● **Instructions to follow**: Everything from the first line of the data through the line with "CartesianGrid, ReferenceLine, ReferenceDot" is to be echoed exactly, minus the pictures.

• • • • •

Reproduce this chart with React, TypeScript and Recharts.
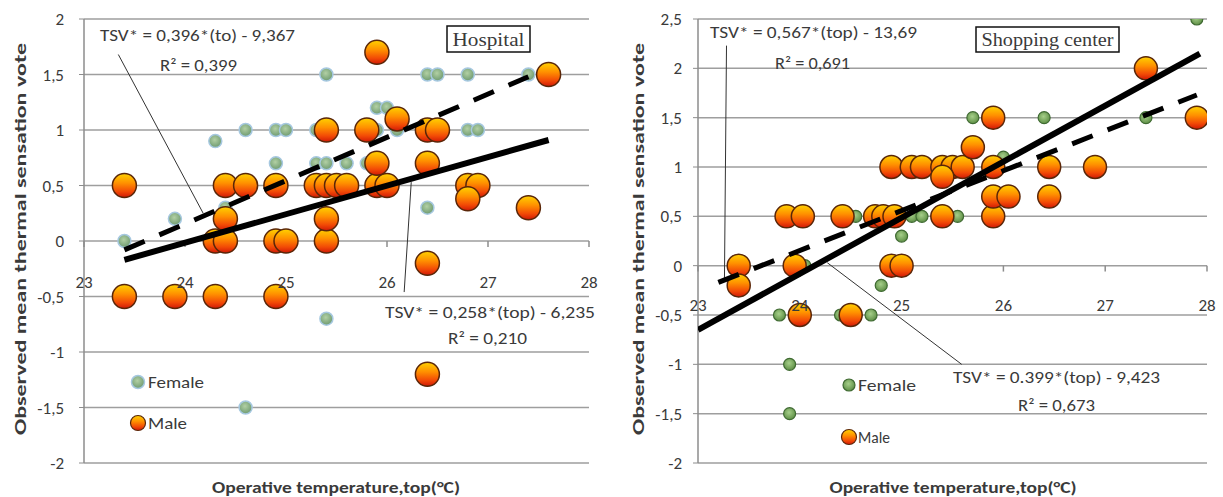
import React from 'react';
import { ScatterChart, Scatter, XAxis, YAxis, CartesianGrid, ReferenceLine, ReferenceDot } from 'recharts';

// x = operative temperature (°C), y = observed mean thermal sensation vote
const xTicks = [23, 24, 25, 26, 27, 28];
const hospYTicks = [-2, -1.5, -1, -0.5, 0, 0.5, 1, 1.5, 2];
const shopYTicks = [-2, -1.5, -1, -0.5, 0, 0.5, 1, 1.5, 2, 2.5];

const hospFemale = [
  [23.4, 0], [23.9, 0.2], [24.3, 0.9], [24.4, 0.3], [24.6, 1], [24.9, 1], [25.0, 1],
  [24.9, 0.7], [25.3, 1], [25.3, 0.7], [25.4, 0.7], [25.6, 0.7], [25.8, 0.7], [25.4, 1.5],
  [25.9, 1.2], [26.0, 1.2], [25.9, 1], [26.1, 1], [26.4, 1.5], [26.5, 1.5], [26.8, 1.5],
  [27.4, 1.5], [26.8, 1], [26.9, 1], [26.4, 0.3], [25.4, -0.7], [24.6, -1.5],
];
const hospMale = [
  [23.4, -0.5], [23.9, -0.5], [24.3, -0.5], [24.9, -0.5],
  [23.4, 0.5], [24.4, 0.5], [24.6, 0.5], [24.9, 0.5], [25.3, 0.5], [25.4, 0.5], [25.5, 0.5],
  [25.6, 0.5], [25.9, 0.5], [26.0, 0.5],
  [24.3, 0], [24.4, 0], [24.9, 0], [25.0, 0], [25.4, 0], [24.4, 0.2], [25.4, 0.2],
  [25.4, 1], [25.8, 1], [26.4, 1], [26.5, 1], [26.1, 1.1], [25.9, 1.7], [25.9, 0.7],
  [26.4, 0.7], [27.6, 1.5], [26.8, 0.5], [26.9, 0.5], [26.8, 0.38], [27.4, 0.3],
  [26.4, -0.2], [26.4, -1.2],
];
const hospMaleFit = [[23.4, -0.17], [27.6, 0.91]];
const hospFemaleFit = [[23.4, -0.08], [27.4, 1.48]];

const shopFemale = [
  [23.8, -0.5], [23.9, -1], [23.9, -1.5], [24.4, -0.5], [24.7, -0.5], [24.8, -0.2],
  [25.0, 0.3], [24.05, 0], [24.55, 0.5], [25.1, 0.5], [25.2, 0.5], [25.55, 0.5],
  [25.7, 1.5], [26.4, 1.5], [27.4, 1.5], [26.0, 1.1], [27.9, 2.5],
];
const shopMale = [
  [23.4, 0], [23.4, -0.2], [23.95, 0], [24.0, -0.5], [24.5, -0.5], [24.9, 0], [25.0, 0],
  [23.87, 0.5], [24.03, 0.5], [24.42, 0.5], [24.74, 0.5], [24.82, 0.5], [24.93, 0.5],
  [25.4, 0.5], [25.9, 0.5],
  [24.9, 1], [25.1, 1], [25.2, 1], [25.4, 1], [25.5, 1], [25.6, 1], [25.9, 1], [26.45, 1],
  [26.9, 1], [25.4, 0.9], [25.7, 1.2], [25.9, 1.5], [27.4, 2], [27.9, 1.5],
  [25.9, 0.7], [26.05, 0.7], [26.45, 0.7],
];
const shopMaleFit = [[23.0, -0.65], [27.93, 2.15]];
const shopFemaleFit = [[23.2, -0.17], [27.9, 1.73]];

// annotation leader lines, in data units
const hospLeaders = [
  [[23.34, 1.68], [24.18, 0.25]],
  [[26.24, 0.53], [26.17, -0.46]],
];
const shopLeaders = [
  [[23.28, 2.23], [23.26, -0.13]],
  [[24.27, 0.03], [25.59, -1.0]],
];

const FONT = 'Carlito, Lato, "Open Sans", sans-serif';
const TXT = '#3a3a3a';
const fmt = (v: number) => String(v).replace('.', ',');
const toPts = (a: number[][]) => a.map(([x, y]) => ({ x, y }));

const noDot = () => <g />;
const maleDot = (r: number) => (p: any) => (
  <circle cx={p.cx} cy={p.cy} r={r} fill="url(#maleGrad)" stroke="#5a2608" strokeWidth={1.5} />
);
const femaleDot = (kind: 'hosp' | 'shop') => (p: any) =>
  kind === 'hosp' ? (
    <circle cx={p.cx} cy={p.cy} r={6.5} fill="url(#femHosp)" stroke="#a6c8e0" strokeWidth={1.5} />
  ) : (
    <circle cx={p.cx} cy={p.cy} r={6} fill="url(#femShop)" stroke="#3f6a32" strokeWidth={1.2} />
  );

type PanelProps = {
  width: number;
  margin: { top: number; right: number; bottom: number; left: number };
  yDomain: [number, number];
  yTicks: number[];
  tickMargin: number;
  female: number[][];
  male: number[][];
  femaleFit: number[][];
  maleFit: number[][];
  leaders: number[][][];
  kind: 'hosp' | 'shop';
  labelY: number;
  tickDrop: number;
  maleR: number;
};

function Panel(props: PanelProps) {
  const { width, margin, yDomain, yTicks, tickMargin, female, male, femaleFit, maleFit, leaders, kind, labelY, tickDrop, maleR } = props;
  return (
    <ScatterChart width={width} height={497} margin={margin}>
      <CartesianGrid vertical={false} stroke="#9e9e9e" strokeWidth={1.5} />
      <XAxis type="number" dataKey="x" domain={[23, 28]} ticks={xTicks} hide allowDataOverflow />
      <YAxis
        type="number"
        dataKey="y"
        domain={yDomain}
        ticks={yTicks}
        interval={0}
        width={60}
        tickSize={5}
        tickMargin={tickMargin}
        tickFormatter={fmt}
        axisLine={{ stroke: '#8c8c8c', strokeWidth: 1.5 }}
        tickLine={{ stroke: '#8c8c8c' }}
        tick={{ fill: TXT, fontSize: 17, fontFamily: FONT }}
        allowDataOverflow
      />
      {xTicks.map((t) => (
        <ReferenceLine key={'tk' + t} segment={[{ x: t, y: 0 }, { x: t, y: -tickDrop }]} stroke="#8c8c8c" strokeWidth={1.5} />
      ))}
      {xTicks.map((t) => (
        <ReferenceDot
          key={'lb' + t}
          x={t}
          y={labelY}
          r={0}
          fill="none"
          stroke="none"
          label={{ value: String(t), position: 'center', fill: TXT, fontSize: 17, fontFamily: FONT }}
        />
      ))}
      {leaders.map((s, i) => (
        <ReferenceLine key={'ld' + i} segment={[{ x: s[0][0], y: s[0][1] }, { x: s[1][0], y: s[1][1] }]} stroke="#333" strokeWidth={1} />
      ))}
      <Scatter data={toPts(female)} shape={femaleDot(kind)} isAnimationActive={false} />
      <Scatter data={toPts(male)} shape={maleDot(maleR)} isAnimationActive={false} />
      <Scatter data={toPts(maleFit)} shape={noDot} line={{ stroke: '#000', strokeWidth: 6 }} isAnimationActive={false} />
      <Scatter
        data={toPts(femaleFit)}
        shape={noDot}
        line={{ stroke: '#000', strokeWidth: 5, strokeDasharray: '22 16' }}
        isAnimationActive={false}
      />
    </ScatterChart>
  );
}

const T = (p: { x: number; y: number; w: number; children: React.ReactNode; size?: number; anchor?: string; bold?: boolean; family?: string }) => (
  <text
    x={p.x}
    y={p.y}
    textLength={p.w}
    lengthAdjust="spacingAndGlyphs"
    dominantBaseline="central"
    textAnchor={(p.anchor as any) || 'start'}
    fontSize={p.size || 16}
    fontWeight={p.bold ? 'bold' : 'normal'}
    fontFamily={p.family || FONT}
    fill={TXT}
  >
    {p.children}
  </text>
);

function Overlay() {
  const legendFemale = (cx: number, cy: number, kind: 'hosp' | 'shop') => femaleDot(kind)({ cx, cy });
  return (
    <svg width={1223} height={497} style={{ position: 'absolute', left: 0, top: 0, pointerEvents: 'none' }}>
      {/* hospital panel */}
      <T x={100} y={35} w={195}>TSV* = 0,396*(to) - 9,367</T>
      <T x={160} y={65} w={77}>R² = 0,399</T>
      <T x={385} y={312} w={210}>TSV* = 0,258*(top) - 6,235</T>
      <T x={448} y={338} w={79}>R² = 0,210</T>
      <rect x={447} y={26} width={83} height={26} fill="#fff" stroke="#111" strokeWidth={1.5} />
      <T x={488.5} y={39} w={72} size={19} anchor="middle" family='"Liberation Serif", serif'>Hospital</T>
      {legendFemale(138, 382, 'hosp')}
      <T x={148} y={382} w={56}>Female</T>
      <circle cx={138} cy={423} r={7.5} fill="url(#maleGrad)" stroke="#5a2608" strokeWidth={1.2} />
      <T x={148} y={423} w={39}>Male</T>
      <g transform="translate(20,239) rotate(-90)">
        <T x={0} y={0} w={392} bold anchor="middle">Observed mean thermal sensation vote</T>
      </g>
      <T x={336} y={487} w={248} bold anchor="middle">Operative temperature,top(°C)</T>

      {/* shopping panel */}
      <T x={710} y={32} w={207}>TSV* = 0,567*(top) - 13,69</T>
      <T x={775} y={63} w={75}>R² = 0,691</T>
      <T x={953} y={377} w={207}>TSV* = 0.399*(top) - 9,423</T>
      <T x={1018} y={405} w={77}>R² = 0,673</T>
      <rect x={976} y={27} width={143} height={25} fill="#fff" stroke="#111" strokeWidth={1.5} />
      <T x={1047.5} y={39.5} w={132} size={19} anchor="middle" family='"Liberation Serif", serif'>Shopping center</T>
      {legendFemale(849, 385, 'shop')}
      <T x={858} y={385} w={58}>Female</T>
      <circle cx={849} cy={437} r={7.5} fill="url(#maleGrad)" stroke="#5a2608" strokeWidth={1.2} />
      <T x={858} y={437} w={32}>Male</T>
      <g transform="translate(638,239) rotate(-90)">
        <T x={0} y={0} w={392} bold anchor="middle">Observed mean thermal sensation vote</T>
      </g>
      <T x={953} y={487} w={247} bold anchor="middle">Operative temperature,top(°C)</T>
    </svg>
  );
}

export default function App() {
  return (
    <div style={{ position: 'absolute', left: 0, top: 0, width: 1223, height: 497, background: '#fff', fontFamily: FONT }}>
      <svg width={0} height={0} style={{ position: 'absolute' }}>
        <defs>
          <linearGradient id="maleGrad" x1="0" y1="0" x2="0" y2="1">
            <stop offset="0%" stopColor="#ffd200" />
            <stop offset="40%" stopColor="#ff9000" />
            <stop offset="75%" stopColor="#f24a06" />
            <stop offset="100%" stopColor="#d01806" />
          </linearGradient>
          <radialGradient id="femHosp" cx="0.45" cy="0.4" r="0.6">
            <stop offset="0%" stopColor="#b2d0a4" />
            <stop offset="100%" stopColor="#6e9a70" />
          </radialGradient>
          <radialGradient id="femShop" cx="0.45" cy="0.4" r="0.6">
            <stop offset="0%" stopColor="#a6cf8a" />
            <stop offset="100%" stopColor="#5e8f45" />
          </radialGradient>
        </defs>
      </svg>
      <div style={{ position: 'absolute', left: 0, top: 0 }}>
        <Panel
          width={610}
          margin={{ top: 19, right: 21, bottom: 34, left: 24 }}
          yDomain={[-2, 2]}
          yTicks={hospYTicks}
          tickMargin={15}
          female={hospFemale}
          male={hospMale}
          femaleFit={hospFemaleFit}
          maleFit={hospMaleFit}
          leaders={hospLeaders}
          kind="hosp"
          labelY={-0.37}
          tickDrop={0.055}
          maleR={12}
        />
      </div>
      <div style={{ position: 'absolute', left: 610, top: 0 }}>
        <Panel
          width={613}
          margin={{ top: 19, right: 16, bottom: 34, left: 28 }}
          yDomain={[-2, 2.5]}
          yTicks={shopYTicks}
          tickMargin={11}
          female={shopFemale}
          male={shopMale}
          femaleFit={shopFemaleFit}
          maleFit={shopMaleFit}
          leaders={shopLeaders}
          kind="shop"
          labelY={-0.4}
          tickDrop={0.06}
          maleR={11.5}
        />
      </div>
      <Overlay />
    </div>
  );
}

• • • • •

● **Written response**:
Reproduce this chart with React, TypeScript and Recharts.
import React from 'react';
import { ScatterChart, Scatter, XAxis, YAxis, CartesianGrid, ReferenceLine, ReferenceDot } from 'recharts';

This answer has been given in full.